Saturday, July 6, 2013

What could be...

Life zipped and zoomed with its usual pace right up until the morning of our departure, with only brief moments for processing what we were getting ourselves into. I wrote about our experience with fostering several months back and alluded to the possibility of a future meeting with the new adoptive family. Well, it happened, about four weeks ago. We met Makham, now Joel, and his adoptive parents in their hotel room on a misty Friday evening in Niagara Falls.

Nerves had been building for both families all day. For Daniel and I, the car ride up had been one of our first chances to give any extended heart time to the reality of what we were headed into. There had been extreme sensitivity and kindness from Joel’s parents throughout the planning process and all held the meeting with open hands, no expectations. Daniel and I had briefly wrestled with whether or not we should make the trip, but it seemed too intertwined with the reality of our lives, happy or sad, to deny the opportunity.

The first moments of seeing Joel in person were that disillusioned, surreal feeling I experienced when we first got final news that he was being taken away from us over four years ago.
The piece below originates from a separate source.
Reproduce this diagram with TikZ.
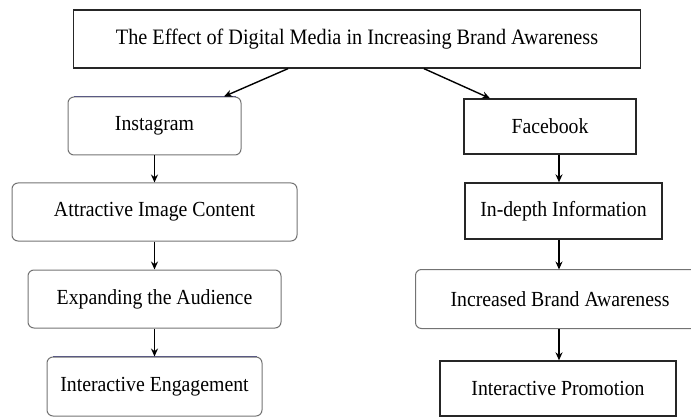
\documentclass[tikz,border=0pt]{standalone}
\usepackage{fontspec}
\setmainfont{Liberation Serif}[FakeStretch=0.92]
\usetikzlibrary{positioning,arrows.meta}

\begin{document}
\begin{tikzpicture}[x=1pt,y=-1pt]
    % Define styles
    \tikzstyle{plainbox}=[draw=black!85, line width=1.3pt, inner sep=0pt, minimum height=56pt, font=\fontsize{21.5}{25}\selectfont]
    \tikzstyle{roundbox}=[draw=black!55, line width=1pt, rounded corners=6pt, inner sep=0pt, minimum height=58pt, font=\fontsize{21.5}{25}\selectfont]
    \tikzstyle{flow}=[line width=1.4pt, -{Stealth[length=8pt,width=7pt]}]
    \tikzstyle{topedge}=[line width=1.2pt, color=blue!25!black!65]

    \useasboundingbox (0,0) rectangle (691,417);
    \clip (0,0) rectangle (691,417);

    % --- 1. Title box ---
    \node[plainbox, minimum width=567pt, minimum height=58pt, font=\fontsize{22}{26}\selectfont] (title) at (357,39) {The Effect of Digital Media in Increasing Brand Awareness};

    % --- 2. Left column (Instagram) ---
    \node[roundbox, minimum width=173pt] (insta) at (154.5,126) {Instagram};
    \node[roundbox, minimum width=285pt] (attract) at (154.5,212) {Attractive Image Content};
    \node[roundbox, minimum width=253pt] (expand) at (154.5,299) {Expanding the Audience};
    \node[roundbox, minimum width=215pt, minimum height=59pt] (engage) at (154.5,386.5) {Interactive Engagement};

    % tinted top edges
    \draw[topedge] ([xshift=6pt]insta.north west) -- ([xshift=-6pt]insta.north east);
    \draw[topedge] ([xshift=6pt]engage.north west) -- ([xshift=-6pt]engage.north east);

    % --- 3. Right column (Facebook) ---
    \node[plainbox, minimum width=172pt, minimum height=55pt] (fb) at (550,126.5) {Facebook};
    \node[plainbox, minimum width=197pt] (depth) at (563.5,211) {In-depth Information};
    % this one runs off the right edge, so its outline is left open there
    \node[roundbox, draw=none, minimum width=288pt] (aware) at (560,299) {Increased Brand Awareness};
    \draw[draw=black!55, line width=1pt, rounded corners=6pt] ([xshift=20pt]aware.north east) -- (aware.north west) -- (aware.south west) -- ([xshift=20pt]aware.south east);
    \node[plainbox, minimum width=236pt, minimum height=55pt] (promo) at (558,388.5) {Interactive Promotion};

    % --- 4. Arrows ---
    \draw[flow] ([xshift=-69pt]title.south) -- ([xshift=69.5pt]insta.north);
    \draw[flow] ([xshift=67pt]title.south) -- ([xshift=-60pt]fb.north);

    \draw[flow] (insta) -- (attract);
    \draw[flow] (attract) -- (expand);
    \draw[flow] (expand) -- (engage);

    \coordinate (rcol) at (559,0);
    \draw[flow] (fb.south -| rcol) -- (depth.north -| rcol);
    \draw[flow] (depth.south -| rcol) -- (aware.north -| rcol);
    \draw[flow] (aware.south -| rcol) -- (promo.north -| rcol);

\end{tikzpicture}
\end{document}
Almost an out-of-body experience where the senses are too overloaded to actually feel any one emotion.  Then as quickly as that tidal wave of emotions came, it rushed back out to my sea of memories and the demands of the moment brought me back to a very neutral state emotionally. I’ve more or less stayed in that state of neutrality ever since.

We played. Went for walks. Ate together. Marveled at the rushing waters of the Falls. Walked some more, then say painless goodbyes. The trip itself was only about 24 hours.
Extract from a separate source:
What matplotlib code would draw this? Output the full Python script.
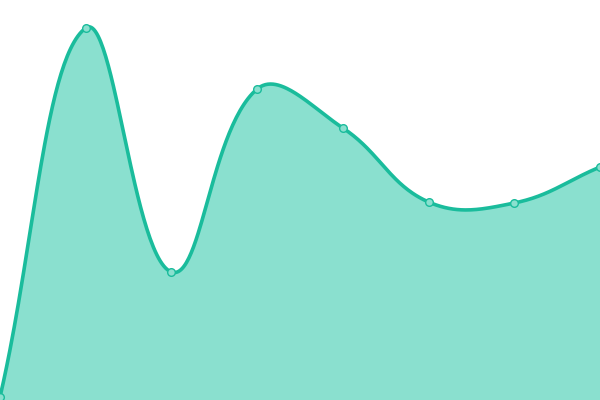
import numpy as np
import matplotlib
matplotlib.use("Agg")
import matplotlib.pyplot as plt

# values (y axis 0..400, no visible axes)
labels = ["A", "B", "C", "D", "E", "F", "G", "H"]
values = [3, 372, 128, 311, 272, 198, 197, 233]

line_color = "#1abc9c"
fill_color = "#8ae0cf"
tension = 0.4

W, H = 600, 400
x_idx = np.arange(len(values))
xmax = len(values) - 1
sx = W / xmax  # pixel per x step; y already 1 unit = 1 px

# chart.js-like spline, computed in pixel space
px = x_idx * sx
py = np.array(values, dtype=float)
n = len(px)
cp_prev = np.zeros((n, 2))
cp_next = np.zeros((n, 2))
for i in range(n):
    cur = np.array([px[i], py[i]])
    prev = np.array([px[i - 1], py[i - 1]]) if i > 0 else cur
    nxt = np.array([px[i + 1], py[i + 1]]) if i < n - 1 else cur
    d01 = np.hypot(*(cur - prev))
    d12 = np.hypot(*(nxt - cur))
    tot = d01 + d12
    s01 = d01 / tot if tot else 0
    s12 = d12 / tot if tot else 0
    cp_prev[i] = cur - tension * s01 * (nxt - prev)
    cp_next[i] = cur + tension * s12 * (nxt - prev)
cp_prev[:, 1] = np.clip(cp_prev[:, 1], 0, H)
cp_next[:, 1] = np.clip(cp_next[:, 1], 0, H)

t = np.linspace(0, 1, 60)[:, None]
curve = []
for i in range(n - 1):
    p0 = np.array([px[i], py[i]])
    p3 = np.array([px[i + 1], py[i + 1]])
    p1, p2 = cp_next[i], cp_prev[i + 1]
    seg = ((1 - t) ** 3) * p0 + 3 * ((1 - t) ** 2) * t * p1 + 3 * (1 - t) * t ** 2 * p2 + t ** 3 * p3
    curve.append(seg if i == 0 else seg[1:])
curve = np.vstack(curve)
cx = curve[:, 0] / sx
cy = curve[:, 1]

fig = plt.figure(figsize=(6, 4), dpi=100)
ax = fig.add_axes([0, 0, 1, 1])
ax.fill_between(cx, cy, 0, color=fill_color, linewidth=0)
ax.plot(cx, cy, color=line_color, linewidth=2.6, solid_capstyle="round")
ax.plot(x_idx, values, "o", markersize=5.5, markerfacecolor=fill_color,
        markeredgecolor=line_color, markeredgewidth=1.0)
ax.set_xlim(0, xmax)
ax.set_ylim(0, H)
ax.axis("off")

fig.savefig("out.png", dpi=100)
The month that has passed since our visit has been one of active reflection for me. Why didn’t I feel more? Was it just too crazy with the kids and the context to really reconnect? Why didn’t it bring more closure? Why didn’t it rip open old wounds? For some reason, it just was. A day. A fact: We lost Makham four years ago. We met Joel four weeks ago

Our children connected with Joel instantaneously and talked about him the whole ride home and for weeks to come. Kyler included him in his nightly list of all the family names soon after the trip. He still asks for Joel regularly and we have every intention of meeting up again someday.

The inevitable twinges of, “What if he were still a part of our family?” asked for a voice, but my heart had no space to give them one. They seemed futile, unreasonable, unanswerable. What if, what if, what if? But I’m tired of all the questions without answers, all the asking in circles, all the waiting with no response.

I’m still not sure if our Niagara Falls trip had any direct impact on my heart. In some ways I felt like an abused girlfriend, used to the punches, taking another one in stride. Worn, weary, numb to the pain. In other ways, I felt the serenity of time wearing down the rough edges of our shattered hearts (a wearing that I’ve always resisted). And still in other ways, I felt hope. A word that hasn’t been a part of my vocabulary for years. A word that epitomizes so much of what we lost three years back.

And in the weeks since our visit, whether of any relation or not, I’ve felt a continued “dibble, dibble, dopp” of hope washing over my soul. No grand revelation. Nothing that I would yet even dare call God. But it’s something new and fresh and has me thirsty for life and eager to find my heart because of the hope of what could be.  

And that thought, “What could be?” is what’s fueling my soul right now. It has me reading more books and articles and posts than I’ve read in the past two years combined. It has me holding onto truths like this one from Elie Weisel, No heart is as whole as a broken heart and I would say no faith is as solid as a wounded faith.” It has me listening and engaging and listening again. It has me mustering courage and digging deeper.  It has me hoping.



“And why do you pray, Moishe?” I asked him. “I pray to the God within me for the strength to ask Him the real questions.”